Set task >> Starting at the line that contains "Generate a Python" and stopping at the line that contains "return Path(10 ** np.array(verts), codes)", copy every line exactly, both ends included, without the pictures.

Input material >>
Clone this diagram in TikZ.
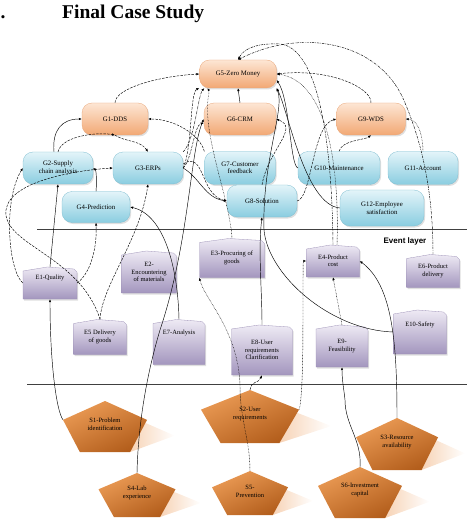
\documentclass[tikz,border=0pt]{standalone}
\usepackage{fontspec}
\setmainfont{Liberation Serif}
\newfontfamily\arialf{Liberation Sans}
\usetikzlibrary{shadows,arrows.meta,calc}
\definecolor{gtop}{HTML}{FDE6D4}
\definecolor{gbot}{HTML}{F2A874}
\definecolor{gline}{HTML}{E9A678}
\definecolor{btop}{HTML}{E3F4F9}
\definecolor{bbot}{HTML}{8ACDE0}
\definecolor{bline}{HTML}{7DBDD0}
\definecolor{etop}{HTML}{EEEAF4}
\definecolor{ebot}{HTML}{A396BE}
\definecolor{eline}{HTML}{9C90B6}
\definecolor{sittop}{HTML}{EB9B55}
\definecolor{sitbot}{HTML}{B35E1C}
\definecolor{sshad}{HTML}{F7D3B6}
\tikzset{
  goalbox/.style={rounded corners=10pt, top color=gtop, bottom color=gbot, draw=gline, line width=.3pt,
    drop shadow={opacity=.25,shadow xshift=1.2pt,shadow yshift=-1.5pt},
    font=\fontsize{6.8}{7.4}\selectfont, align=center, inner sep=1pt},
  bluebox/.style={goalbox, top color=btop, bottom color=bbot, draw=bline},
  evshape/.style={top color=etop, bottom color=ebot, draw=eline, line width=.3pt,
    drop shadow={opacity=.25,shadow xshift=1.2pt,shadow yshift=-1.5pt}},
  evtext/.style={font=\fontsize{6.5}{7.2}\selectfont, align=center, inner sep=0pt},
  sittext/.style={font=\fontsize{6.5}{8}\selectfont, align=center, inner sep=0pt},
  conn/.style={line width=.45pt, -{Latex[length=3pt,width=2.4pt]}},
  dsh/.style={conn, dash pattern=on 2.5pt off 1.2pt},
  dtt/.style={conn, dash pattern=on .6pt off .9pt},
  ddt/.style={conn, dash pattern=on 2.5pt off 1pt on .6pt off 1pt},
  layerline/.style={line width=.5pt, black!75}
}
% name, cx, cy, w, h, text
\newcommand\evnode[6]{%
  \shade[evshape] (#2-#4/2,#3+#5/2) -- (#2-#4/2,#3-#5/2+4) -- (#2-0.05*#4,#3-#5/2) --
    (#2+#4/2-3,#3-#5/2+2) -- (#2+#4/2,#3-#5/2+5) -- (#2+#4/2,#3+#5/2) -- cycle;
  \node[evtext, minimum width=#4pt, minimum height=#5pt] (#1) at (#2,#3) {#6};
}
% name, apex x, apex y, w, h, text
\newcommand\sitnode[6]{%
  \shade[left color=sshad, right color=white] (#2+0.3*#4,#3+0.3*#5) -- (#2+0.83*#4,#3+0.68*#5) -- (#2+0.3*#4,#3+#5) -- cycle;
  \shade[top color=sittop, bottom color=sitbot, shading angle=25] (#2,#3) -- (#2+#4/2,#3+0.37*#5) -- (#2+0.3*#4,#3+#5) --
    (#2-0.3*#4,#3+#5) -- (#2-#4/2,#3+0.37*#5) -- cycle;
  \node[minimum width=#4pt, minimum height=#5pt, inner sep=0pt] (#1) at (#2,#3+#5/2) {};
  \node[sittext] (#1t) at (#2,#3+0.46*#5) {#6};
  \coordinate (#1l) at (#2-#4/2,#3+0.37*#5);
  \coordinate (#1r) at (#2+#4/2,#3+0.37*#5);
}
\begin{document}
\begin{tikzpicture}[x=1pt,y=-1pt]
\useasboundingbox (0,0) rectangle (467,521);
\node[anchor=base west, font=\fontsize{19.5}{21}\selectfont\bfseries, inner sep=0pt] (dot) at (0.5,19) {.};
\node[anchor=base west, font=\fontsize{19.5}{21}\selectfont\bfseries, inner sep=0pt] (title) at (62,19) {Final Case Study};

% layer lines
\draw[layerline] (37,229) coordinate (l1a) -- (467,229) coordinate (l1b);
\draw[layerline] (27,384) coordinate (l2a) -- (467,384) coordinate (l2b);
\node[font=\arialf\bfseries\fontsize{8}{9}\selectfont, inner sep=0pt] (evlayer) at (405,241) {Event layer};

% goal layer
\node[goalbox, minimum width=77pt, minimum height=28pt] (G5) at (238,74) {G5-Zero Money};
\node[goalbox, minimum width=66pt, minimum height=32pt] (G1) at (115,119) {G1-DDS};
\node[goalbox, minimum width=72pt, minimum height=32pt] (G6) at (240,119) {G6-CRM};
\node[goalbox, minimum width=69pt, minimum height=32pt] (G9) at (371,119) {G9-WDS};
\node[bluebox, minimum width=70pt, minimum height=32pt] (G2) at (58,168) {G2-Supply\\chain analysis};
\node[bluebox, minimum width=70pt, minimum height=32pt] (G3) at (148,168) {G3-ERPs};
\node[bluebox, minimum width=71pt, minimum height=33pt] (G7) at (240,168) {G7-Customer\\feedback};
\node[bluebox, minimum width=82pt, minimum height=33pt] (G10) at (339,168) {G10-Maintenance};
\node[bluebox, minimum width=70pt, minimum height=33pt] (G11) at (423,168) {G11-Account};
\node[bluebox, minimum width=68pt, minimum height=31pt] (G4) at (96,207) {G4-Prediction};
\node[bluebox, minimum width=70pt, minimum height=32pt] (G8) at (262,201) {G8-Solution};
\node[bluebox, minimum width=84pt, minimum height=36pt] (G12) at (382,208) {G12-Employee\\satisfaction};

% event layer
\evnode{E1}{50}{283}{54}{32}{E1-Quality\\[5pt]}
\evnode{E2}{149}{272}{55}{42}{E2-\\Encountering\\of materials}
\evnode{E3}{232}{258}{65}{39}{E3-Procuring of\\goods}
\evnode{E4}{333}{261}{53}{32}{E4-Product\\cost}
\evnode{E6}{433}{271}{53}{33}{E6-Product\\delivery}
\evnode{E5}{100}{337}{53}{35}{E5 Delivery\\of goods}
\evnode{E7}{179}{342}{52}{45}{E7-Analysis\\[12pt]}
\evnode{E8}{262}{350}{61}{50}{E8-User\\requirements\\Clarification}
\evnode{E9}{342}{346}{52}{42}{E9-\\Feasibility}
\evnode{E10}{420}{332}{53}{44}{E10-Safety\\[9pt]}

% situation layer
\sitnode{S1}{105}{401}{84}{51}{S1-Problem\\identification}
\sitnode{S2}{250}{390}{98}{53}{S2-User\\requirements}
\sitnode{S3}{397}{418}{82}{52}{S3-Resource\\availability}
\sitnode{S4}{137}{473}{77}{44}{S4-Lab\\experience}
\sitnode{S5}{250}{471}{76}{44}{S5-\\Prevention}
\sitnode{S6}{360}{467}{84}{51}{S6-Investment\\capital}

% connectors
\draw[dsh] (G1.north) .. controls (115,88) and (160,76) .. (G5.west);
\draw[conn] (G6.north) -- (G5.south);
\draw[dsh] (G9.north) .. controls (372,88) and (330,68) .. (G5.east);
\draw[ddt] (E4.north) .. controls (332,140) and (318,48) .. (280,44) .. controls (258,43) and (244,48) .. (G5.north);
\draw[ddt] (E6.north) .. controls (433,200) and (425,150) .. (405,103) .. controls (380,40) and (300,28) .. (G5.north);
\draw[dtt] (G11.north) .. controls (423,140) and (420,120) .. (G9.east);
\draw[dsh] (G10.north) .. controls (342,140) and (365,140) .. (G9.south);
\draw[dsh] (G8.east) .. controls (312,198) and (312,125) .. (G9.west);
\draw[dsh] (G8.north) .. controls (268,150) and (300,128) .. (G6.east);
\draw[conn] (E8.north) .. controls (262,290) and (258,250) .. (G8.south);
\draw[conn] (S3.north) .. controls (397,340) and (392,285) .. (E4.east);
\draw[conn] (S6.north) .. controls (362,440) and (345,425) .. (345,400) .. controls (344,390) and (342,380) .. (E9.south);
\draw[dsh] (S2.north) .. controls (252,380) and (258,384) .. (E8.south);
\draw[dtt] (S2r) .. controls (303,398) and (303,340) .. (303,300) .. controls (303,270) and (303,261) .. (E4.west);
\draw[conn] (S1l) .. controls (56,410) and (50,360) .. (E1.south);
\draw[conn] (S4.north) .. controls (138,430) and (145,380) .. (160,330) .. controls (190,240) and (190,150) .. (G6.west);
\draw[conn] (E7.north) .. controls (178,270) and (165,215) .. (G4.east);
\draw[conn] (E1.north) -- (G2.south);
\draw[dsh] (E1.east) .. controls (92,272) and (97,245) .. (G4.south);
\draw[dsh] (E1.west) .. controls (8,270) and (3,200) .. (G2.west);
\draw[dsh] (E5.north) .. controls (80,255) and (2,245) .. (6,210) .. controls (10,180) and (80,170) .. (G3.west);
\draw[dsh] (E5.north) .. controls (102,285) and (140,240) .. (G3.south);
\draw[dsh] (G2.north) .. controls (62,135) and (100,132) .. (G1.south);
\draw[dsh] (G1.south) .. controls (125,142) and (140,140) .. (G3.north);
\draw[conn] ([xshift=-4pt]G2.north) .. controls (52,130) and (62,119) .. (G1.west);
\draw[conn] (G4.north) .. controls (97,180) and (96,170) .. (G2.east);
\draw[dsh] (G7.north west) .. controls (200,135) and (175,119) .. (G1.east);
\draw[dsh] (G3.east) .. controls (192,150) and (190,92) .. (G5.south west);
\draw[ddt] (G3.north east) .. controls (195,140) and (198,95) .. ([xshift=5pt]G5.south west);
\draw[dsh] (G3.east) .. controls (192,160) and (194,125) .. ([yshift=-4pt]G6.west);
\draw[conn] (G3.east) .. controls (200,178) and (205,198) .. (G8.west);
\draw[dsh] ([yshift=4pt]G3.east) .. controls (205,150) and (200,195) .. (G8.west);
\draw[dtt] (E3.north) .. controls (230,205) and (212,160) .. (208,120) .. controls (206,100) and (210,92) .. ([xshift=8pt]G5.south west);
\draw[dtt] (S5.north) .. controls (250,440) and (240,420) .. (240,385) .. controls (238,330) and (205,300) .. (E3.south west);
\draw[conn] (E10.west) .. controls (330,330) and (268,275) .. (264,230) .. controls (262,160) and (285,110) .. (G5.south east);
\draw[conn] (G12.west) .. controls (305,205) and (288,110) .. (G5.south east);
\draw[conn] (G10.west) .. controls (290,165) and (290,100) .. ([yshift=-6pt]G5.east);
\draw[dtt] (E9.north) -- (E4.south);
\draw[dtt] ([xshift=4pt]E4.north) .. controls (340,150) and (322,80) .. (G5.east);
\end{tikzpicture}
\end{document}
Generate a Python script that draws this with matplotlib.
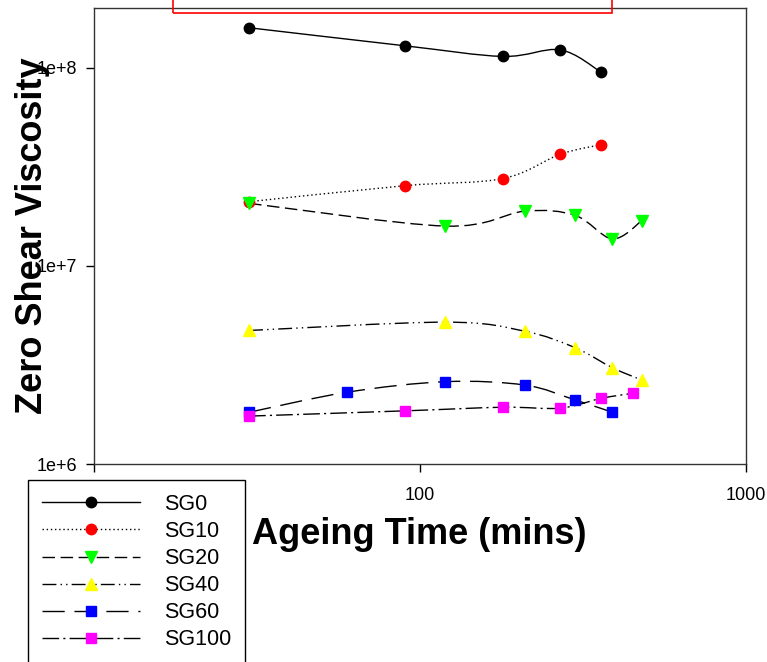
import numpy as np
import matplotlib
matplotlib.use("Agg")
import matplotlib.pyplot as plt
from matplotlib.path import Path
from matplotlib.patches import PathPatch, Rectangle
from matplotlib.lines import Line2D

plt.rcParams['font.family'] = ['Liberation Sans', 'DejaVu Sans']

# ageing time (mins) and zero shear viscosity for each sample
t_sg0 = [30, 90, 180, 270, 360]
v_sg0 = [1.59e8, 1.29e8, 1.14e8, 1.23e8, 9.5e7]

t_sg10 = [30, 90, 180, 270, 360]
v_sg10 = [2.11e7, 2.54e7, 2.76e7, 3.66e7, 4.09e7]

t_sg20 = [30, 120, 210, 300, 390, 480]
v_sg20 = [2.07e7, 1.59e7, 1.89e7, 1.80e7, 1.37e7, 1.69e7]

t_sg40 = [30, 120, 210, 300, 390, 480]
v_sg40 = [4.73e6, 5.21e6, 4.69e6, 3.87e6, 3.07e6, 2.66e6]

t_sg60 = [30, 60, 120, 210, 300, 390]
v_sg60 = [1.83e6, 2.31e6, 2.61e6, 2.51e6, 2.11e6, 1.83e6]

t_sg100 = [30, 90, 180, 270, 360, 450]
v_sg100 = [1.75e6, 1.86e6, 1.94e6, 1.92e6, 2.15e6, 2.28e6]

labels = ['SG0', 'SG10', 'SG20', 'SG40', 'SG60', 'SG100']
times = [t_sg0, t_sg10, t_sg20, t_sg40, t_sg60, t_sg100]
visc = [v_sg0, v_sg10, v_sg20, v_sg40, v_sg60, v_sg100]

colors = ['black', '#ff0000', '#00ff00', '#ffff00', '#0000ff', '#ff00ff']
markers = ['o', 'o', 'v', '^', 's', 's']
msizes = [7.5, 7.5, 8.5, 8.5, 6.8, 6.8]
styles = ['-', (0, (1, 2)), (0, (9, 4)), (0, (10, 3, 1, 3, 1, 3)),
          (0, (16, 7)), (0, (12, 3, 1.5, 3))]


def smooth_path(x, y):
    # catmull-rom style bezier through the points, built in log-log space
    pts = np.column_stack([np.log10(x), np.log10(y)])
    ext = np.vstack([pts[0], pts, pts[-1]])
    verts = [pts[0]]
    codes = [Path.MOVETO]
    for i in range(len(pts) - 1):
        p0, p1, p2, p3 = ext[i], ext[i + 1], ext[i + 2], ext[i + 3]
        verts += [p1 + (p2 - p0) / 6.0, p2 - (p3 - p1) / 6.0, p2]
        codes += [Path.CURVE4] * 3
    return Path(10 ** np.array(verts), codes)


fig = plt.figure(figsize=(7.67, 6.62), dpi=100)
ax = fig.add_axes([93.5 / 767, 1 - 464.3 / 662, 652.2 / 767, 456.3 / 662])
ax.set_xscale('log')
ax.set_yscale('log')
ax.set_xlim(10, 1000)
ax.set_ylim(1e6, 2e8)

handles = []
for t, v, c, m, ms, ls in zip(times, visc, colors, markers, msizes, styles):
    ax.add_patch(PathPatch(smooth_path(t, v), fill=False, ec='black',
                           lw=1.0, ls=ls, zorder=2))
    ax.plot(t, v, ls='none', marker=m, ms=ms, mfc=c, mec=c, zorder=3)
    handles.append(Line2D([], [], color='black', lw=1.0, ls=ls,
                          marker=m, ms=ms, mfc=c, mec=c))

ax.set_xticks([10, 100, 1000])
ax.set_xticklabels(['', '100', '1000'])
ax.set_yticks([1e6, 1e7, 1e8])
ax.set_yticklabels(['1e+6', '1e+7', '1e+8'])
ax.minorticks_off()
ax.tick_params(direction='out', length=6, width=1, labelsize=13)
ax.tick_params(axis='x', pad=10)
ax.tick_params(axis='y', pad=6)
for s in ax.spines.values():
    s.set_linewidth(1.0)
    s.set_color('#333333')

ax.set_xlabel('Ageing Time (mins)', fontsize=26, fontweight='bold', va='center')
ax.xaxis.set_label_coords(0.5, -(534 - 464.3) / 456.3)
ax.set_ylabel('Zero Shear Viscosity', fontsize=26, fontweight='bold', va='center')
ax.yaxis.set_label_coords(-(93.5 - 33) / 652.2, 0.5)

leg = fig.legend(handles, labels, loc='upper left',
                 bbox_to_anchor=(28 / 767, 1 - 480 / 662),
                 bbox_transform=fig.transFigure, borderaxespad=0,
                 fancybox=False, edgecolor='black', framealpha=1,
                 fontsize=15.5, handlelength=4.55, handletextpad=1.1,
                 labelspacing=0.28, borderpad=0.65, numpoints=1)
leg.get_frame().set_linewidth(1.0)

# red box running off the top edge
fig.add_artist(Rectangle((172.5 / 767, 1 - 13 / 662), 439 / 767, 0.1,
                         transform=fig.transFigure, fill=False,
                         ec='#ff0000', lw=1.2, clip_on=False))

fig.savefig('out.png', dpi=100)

Exercise result >>
Generate a Python script that draws this with matplotlib.
import numpy as np
import matplotlib
matplotlib.use("Agg")
import matplotlib.pyplot as plt
from matplotlib.path import Path
from matplotlib.patches import PathPatch, Rectangle
from matplotlib.lines import Line2D

plt.rcParams['font.family'] = ['Liberation Sans', 'DejaVu Sans']

# ageing time (mins) and zero shear viscosity for each sample
t_sg0 = [30, 90, 180, 270, 360]
v_sg0 = [1.59e8, 1.29e8, 1.14e8, 1.23e8, 9.5e7]

t_sg10 = [30, 90, 180, 270, 360]
v_sg10 = [2.11e7, 2.54e7, 2.76e7, 3.66e7, 4.09e7]

t_sg20 = [30, 120, 210, 300, 390, 480]
v_sg20 = [2.07e7, 1.59e7, 1.89e7, 1.80e7, 1.37e7, 1.69e7]

t_sg40 = [30, 120, 210, 300, 390, 480]
v_sg40 = [4.73e6, 5.21e6, 4.69e6, 3.87e6, 3.07e6, 2.66e6]

t_sg60 = [30, 60, 120, 210, 300, 390]
v_sg60 = [1.83e6, 2.31e6, 2.61e6, 2.51e6, 2.11e6, 1.83e6]

t_sg100 = [30, 90, 180, 270, 360, 450]
v_sg100 = [1.75e6, 1.86e6, 1.94e6, 1.92e6, 2.15e6, 2.28e6]

labels = ['SG0', 'SG10', 'SG20', 'SG40', 'SG60', 'SG100']
times = [t_sg0, t_sg10, t_sg20, t_sg40, t_sg60, t_sg100]
visc = [v_sg0, v_sg10, v_sg20, v_sg40, v_sg60, v_sg100]

colors = ['black', '#ff0000', '#00ff00', '#ffff00', '#0000ff', '#ff00ff']
markers = ['o', 'o', 'v', '^', 's', 's']
msizes = [7.5, 7.5, 8.5, 8.5, 6.8, 6.8]
styles = ['-', (0, (1, 2)), (0, (9, 4)), (0, (10, 3, 1, 3, 1, 3)),
          (0, (16, 7)), (0, (12, 3, 1.5, 3))]


def smooth_path(x, y):
    # catmull-rom style bezier through the points, built in log-log space
    pts = np.column_stack([np.log10(x), np.log10(y)])
    ext = np.vstack([pts[0], pts, pts[-1]])
    verts = [pts[0]]
    codes = [Path.MOVETO]
    for i in range(len(pts) - 1):
        p0, p1, p2, p3 = ext[i], ext[i + 1], ext[i + 2], ext[i + 3]
        verts += [p1 + (p2 - p0) / 6.0, p2 - (p3 - p1) / 6.0, p2]
        codes += [Path.CURVE4] * 3
    return Path(10 ** np.array(verts), codes)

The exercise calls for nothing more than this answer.